There was no way to drive around the gate. I reversed until I could turn round then drove to the north end of the Raider’s Road. A long eight miles to another padlocked gate. Fuck! (again). I had mobile reception so called the Forestry Commission. A recorded message told me the office was closed until Monday. Some folk who had parked on the free side of gate told me that the visitor centre at Clatteringshaws was open and suggested they might be able to help.
Plan B: I got Christy out of the car and we set off for the visitor’s centre, a walk turning into a jog. But then I had another thought. On my walk in 2011 I had crossed Black Water of Dee on Stroan Viaduct on the way out and at Barney water on the way back. I clearly remembered standing in the rain near there, and reading a sign explaining that this area has three times the average UK rainfall. What I didn’t remember was if I had crossed on a foot or vehicle bridge.
Plan C. Drive there and take a look.
I had reset the car’s mileage counter as I drove past the place where I had joined the road back then. It was six miles back. It looked usable. I ignored the “No unauthorised entry” sign.
Relief. A vehicle bridge. There was a gate beyond it but it was rusted and open. I hoped to find a track to the Queen’s Way and drive back past Clatteringshaws. I just hoped those entrances weren’t closed off. I had OS maps with me but this area is across two maps and there is no overlap. This made map reading difficult. I misread the map. I thought I was on a track a mile north of where I actually was. So as I drove I would come to junctions that were not those I expected. I decided to get an OS grid-reference to confirm where I was. FFS, it would only give me latitude and longitude and my brain couldn’t to cope with that. (I’d switched its mode when on holiday but couldn’t see how switch it back – I’ve since fixed the it).
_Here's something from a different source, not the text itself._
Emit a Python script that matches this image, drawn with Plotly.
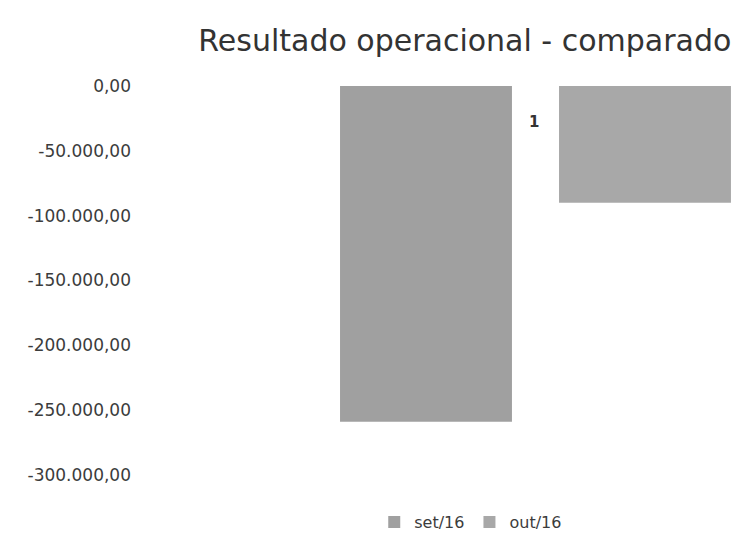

The car’s GPS just showed me in a roadless terra incognita but at least I could see my direction of travel without having to stop to use a compass.
But I couldn’t find a track to take me north. It was as if I was cursed to only move between south and west.
Eventually I came to an unexpected T-junction. and what’s more, a sign. Left was ‘Footpath to Mossdale’, which I presumed led to the railway I had walked along. Would the car get past the rocks at this end? It didn’t matter. It would almost certainly be gated at the Mossdale end and I couldn’t remember if the gate near Loch Skerrow was locked (I had gone through the pedestrians’ half gate). I turned right. If this had been the T-junction I thought most likely I would have been driving NW after the turn but somehow I was still heading SW. I decided to give up on escaping to the north. If I kept heading SW I might be able to find an exit down there.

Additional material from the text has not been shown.